Data listing
□ □ □ □
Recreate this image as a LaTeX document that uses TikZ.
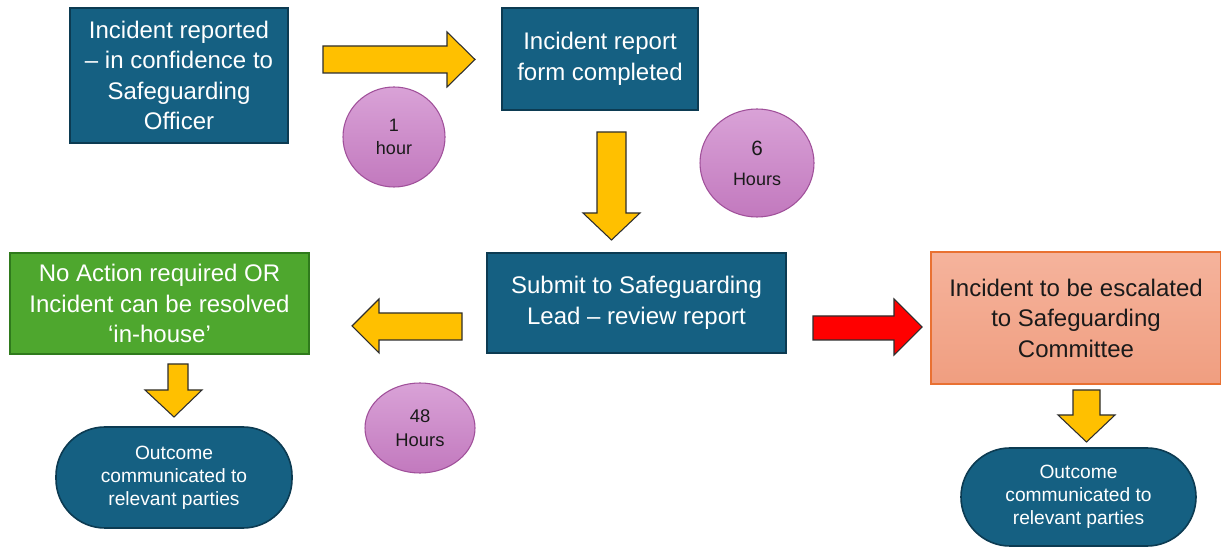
\documentclass[tikz,border=0pt]{standalone}
\usepackage{fontspec}
\setmainfont{Liberation Sans}
\usetikzlibrary{shapes.geometric}
\newcommand\pxl[1]{#1*0.75pt}
\definecolor{tealfill}{HTML}{156082}
\definecolor{tealedge}{HTML}{0C3B52}
\definecolor{grn}{HTML}{4EA72E}
\definecolor{grnedge}{HTML}{2F7A1C}
\definecolor{salmontop}{HTML}{F5B39C}
\definecolor{salmonbot}{HTML}{F09E80}
\definecolor{salmonedge}{HTML}{E97132}
\definecolor{ayellow}{HTML}{FFC000}
\definecolor{ared}{HTML}{FF0000}
\definecolor{aedge}{HTML}{2E2E2E}
\definecolor{purtop}{HTML}{D9A2D7}
\definecolor{purbot}{HTML}{C279BE}
\definecolor{puredge}{HTML}{A0509A}
\definecolor{txtdark}{HTML}{1A1A1A}
\begin{document}
\begin{tikzpicture}[x=0.75pt,y=-0.75pt,
  bigtxt/.style={font=\fontsize{18pt}{22.9pt}\selectfont, align=center, inner sep=0pt},
  tealbox/.style={bigtxt, rectangle, fill=tealfill, draw=tealedge, line width=0.8pt, text=white},
  greenbox/.style={bigtxt, rectangle, fill=grn, draw=grnedge, line width=0.8pt, text=white},
  salmonbox/.style={bigtxt, rectangle, top color=salmontop, bottom color=salmonbot, draw=salmonedge, line width=0.8pt, text=txtdark},
  outcome/.style={rectangle, rounded corners=\pxl{49}, fill=tealfill, draw=tealedge, line width=1.2pt, text=white, align=center, inner sep=0pt, font=\fontsize{14.4pt}{17.3pt}\selectfont},
  timer/.style={ellipse, top color=purtop, bottom color=purbot, draw=puredge, line width=0.8pt, text=txtdark, align=center, inner sep=0pt},
  yarrow/.style={fill=ayellow, draw=aedge, line width=0.8pt, line join=miter},
  rarrow/.style={fill=ared, draw=aedge, line width=0.8pt, line join=miter}
]
\useasboundingbox[fill=white] (0,0) rectangle (1221,548);

% boxes
\node[tealbox, minimum width=\pxl{218}, minimum height=\pxl{135}] (report) at (179,75.5)
  {Incident reported\\– in confidence to\\Safeguarding\\Officer};
\node[tealbox, minimum width=\pxl{196}, minimum height=\pxl{102}] (form) at (600,59)
  {Incident report\\form completed};
\node[tealbox, minimum width=\pxl{299}, minimum height=\pxl{100}] (lead) at (636.5,303)
  {Submit to Safeguarding\\Lead – review report};
\node[greenbox, minimum width=\pxl{299}, minimum height=\pxl{101}] (inhouse) at (159.5,303.5)
  {No Action required OR\\Incident can be resolved\\‘in-house’};
\node[salmonbox, minimum width=\pxl{290}, minimum height=\pxl{132}] (escal) at (1076,318)
  {Incident to be escalated\\to Safeguarding\\Committee};
\node[outcome, minimum width=\pxl{236}, minimum height=\pxl{101}] (outL) at (174,477.5)
  {Outcome\\communicated to\\relevant parties};
\node[outcome, minimum width=\pxl{235}, minimum height=\pxl{98}] (outR) at (1078.5,497)
  {Outcome\\communicated to\\relevant parties};

% timers
\node[timer, minimum width=\pxl{102}, minimum height=\pxl{100}, font=\fontsize{13.5pt}{17pt}\selectfont] (t1) at (394,137)
  {1\\hour};
\node[timer, minimum width=\pxl{114}, minimum height=\pxl{108}, font=\fontsize{13.5pt}{16pt}\selectfont] (t6) at (757,163)
  {{\fontsize{15.5pt}{16pt}\selectfont 6}\\[6.5pt]Hours};
\node[timer, minimum width=\pxl{110}, minimum height=\pxl{90}, font=\fontsize{13.8pt}{18pt}\selectfont] (t48) at (420,428)
  {48\\Hours};

% block arrows
\draw[yarrow] (323,46) -- (447,46) -- (447,32) -- (475,59.5) -- (447,87) -- (447,73) -- (323,73) -- cycle;
\draw[yarrow] (597,132) -- (626,132) -- (626,213) -- (640,213) -- (611.5,240) -- (583,213) -- (597,213) -- cycle;
\draw[yarrow] (462,313) -- (379,313) -- (379,299) -- (352,326) -- (379,353) -- (379,340) -- (462,340) -- cycle;
\draw[yarrow] (168,364) -- (188,364) -- (188,390) -- (202,390) -- (174,417) -- (145,390) -- (168,390) -- cycle;
\draw[rarrow] (813,316) -- (894,316) -- (894,299) -- (922,327) -- (894,355) -- (894,340) -- (813,340) -- cycle;
\draw[yarrow] (1073,390) -- (1100,390) -- (1100,415) -- (1115,415) -- (1086.5,442) -- (1058,415) -- (1073,415) -- cycle;
\end{tikzpicture}
\end{document}
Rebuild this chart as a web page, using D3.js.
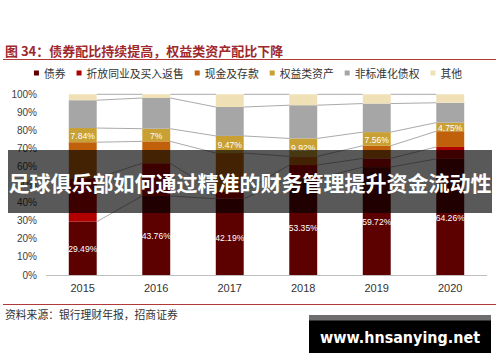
<!DOCTYPE html>
<html><head><meta charset="utf-8">
<script src="https://cdn.jsdelivr.net/npm/d3@7"></script>
<style>html,body{margin:0;padding:0;background:#fff;}svg{display:block;}</style>
</head><body>
<svg id="chart" width="500" height="362"></svg>
<script>
const years = ["2015","2016","2017","2018","2019","2020"];
const seriesNames = ["债券","折放同业及买入返售","现金及存款","权益类资产","非标准化债权","其他"];
const seriesColors = ["#5c0000","#b00000","#c0600a","#c9a033","#a6a6a6","#efe0b6"];
const bonds       = [29.49, 43.76, 42.19, 53.35, 59.72, 64.26];
const interbank   = [24.1, 18.1, 3.8, 7.5, 4.8, 6.6];
const cash        = [19.9, 12.1, 21.5, 4.8, 7.0, 8.7];
const equity      = [7.84, 7.0, 9.47, 9.92, 7.56, 4.75];
const nonStandard = [15.4, 17.0, 16.0, 18.4, 15.8, 11.0];
const others      = [3.27, 2.04, 7.04, 6.03, 5.12, 4.69];
const bondLabels   = ["29.49%","43.76%","42.19%","53.35%","59.72%","64.26%"];
const equityLabels = ["7.84%","7%","9.47%","9.92%","7.56%","4.75%"];
const yTicks = [0,10,20,30,40,50,60,70,80,90,100];
const titleText = "图 34：债券配比持续提高，权益类资产配比下降";
const sourceText = "资料来源：银行理财年报，招商证券";
const overlayText = "足球俱乐部如何通过精准的财务管理提升资金流动性";
const watermarkText = "www.hnsanying.net";

const svg = d3.select("#chart");
const seriesArrays = [bonds, interbank, cash, equity, nonStandard, others];
const rows = years.map((y,i)=>{
  const r = {year:y};
  seriesNames.forEach((s,k)=>r[s]=seriesArrays[k][i]);
  return r;
});
const stack = d3.stack().keys(seriesNames)(rows);

const x = d3.scaleBand().domain(years).range([46,487]).paddingInner(0.62).paddingOuter(0.31);
const y = d3.scaleLinear().domain([0,100]).range([275,94.3]);

// title
svg.append("text").attr("x",5).attr("y",50).attr("dominant-baseline","central")
  .attr("font-family","'Noto Sans CJK SC'").attr("font-weight","bold").attr("font-size",13)
  .attr("fill","#a0282c").text(titleText);
svg.append("line").attr("x1",3).attr("x2",496).attr("y1",59.5).attr("y2",59.5)
  .attr("stroke","#b03a3a").attr("stroke-width",1.2);

// legend
const lg = svg.append("g");
let lx = 0;
const items = [];
seriesNames.forEach((s,k)=>{
  const g = lg.append("g").attr("transform",`translate(${lx},0)`);
  g.append("rect").attr("x",0).attr("y",-2.5).attr("width",5).attr("height",5).attr("fill",seriesColors[k]);
  const t = g.append("text").attr("x",10).attr("y",0).attr("dominant-baseline","central")
    .attr("font-family","'Noto Sans CJK SC'").attr("font-size",10.8).attr("fill","#333").text(s);
  const w = t.node().getComputedTextLength();
  lx += 10 + w + 11;
});
const totalW = lx - 11;
lg.attr("transform",`translate(${248 - totalW/2},73)`);

// y axis labels
svg.append("g").selectAll("text").data(yTicks).join("text")
  .attr("x",37).attr("y",d=>y(d)).attr("text-anchor","end").attr("dominant-baseline","central")
  .attr("font-family","'Liberation Sans', Arial").attr("font-size",10).attr("fill","#404040")
  .text(d=>d+"%");

// bars
const layers = svg.append("g").selectAll("g").data(stack).join("g")
  .attr("fill",(d,k)=>seriesColors[k]);
layers.selectAll("rect").data(d=>d).join("rect")
  .attr("x",d=>x(d.data.year)).attr("width",x.bandwidth())
  .attr("y",d=>y(d[1])).attr("height",d=>y(d[0])-y(d[1]));

// series lines
const lineG = svg.append("g").attr("stroke","#a0a0a0").attr("stroke-width",0.9).attr("fill","none");
stack.forEach(layer=>{
  for(let i=0;i<years.length-1;i++){
    lineG.append("line")
      .attr("x1",x(years[i])+x.bandwidth()).attr("y1",y(layer[i][1]))
      .attr("x2",x(years[i+1])).attr("y2",y(layer[i+1][1]));
  }
});

// baseline
svg.append("line").attr("x1",46).attr("x2",487).attr("y1",275.5).attr("y2",275.5)
  .attr("stroke","#bfbfbf").attr("stroke-width",1);

// x labels
svg.append("g").selectAll("text").data(years).join("text")
  .attr("x",d=>x(d)+x.bandwidth()/2).attr("y",288).attr("text-anchor","middle").attr("dominant-baseline","central")
  .attr("font-family","'Liberation Sans', Arial").attr("font-size",11).attr("fill","#333").text(d=>d);

// data labels
const lblFont = {"font-family":"'Liberation Sans', Arial","font-size":8.6,"fill":"#fff"};
function addLabels(layerIdx, labels){
  const g = svg.append("g");
  g.selectAll("text").data(stack[layerIdx]).join("text")
    .attr("x",d=>x(d.data.year)+x.bandwidth()/2).attr("y",d=>(y(d[0])+y(d[1]))/2+1)
    .attr("text-anchor","middle").attr("dominant-baseline","central")
    .attr("font-family",lblFont["font-family"]).attr("font-size",lblFont["font-size"]).attr("fill",lblFont.fill)
    .text((d,i)=>labels[i]);
}
addLabels(0, bondLabels);
addLabels(3, equityLabels);

// bottom rule and source
svg.append("line").attr("x1",3).attr("x2",496).attr("y1",304.5).attr("y2",304.5)
  .attr("stroke","#b03a3a").attr("stroke-width",1.2);
svg.append("text").attr("x",5).attr("y",313.5).attr("dominant-baseline","central")
  .attr("font-family","'Noto Sans CJK SC'").attr("font-size",10.8).attr("fill","#333").text(sourceText);

// overlay band
svg.append("rect").attr("x",8).attr("y",150).attr("width",484).attr("height",63).attr("fill","rgba(0,0,0,0.65)");
svg.append("text").attr("x",250).attr("y",182).attr("text-anchor","middle").attr("dominant-baseline","central")
  .attr("font-family","'Noto Sans CJK SC'").attr("font-weight","bold").attr("font-size",21).attr("fill","#fff")
  .text(overlayText);

// watermark box
svg.append("rect").attr("x",309).attr("y",315).attr("width",182).attr("height",38).attr("fill","#000");
svg.append("rect").attr("x",309).attr("y",315).attr("width",182).attr("height",5.5).attr("fill","#6e6e6e");
svg.append("text").attr("x",400).attr("y",343).attr("text-anchor","middle")
  .attr("font-family","'DejaVu Sans'").attr("font-weight","bold").attr("font-size",16).attr("fill","#fff")
  .attr("textLength",160).attr("lengthAdjust","spacingAndGlyphs").text(watermarkText);
</script>
</body></html>
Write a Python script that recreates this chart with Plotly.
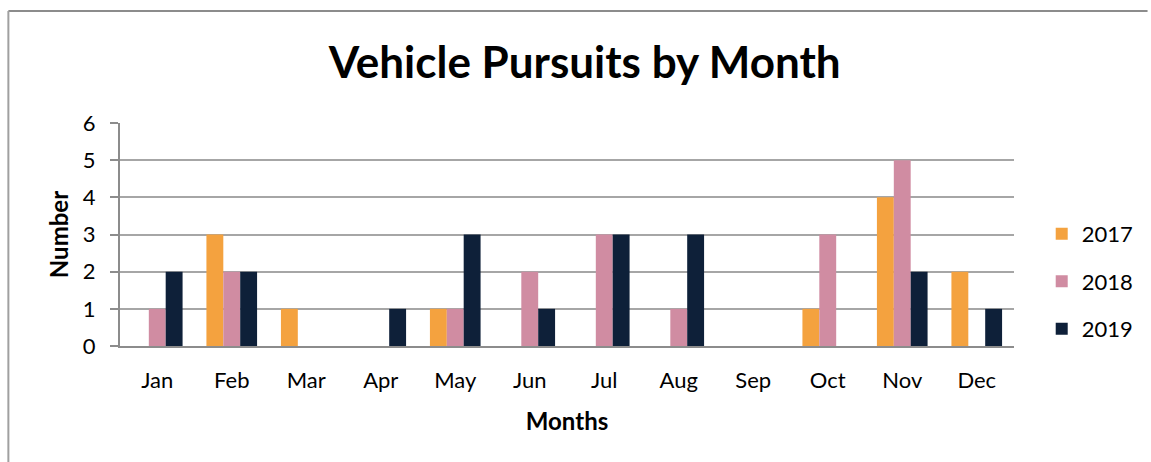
□ □ □ □
- What you need to do
Lines containing the string "that" are to be selected and copied.

- Written response
Recreate this image as a LaTeX document that uses TikZ.
Write a Python script that recreates this chart with Plotly.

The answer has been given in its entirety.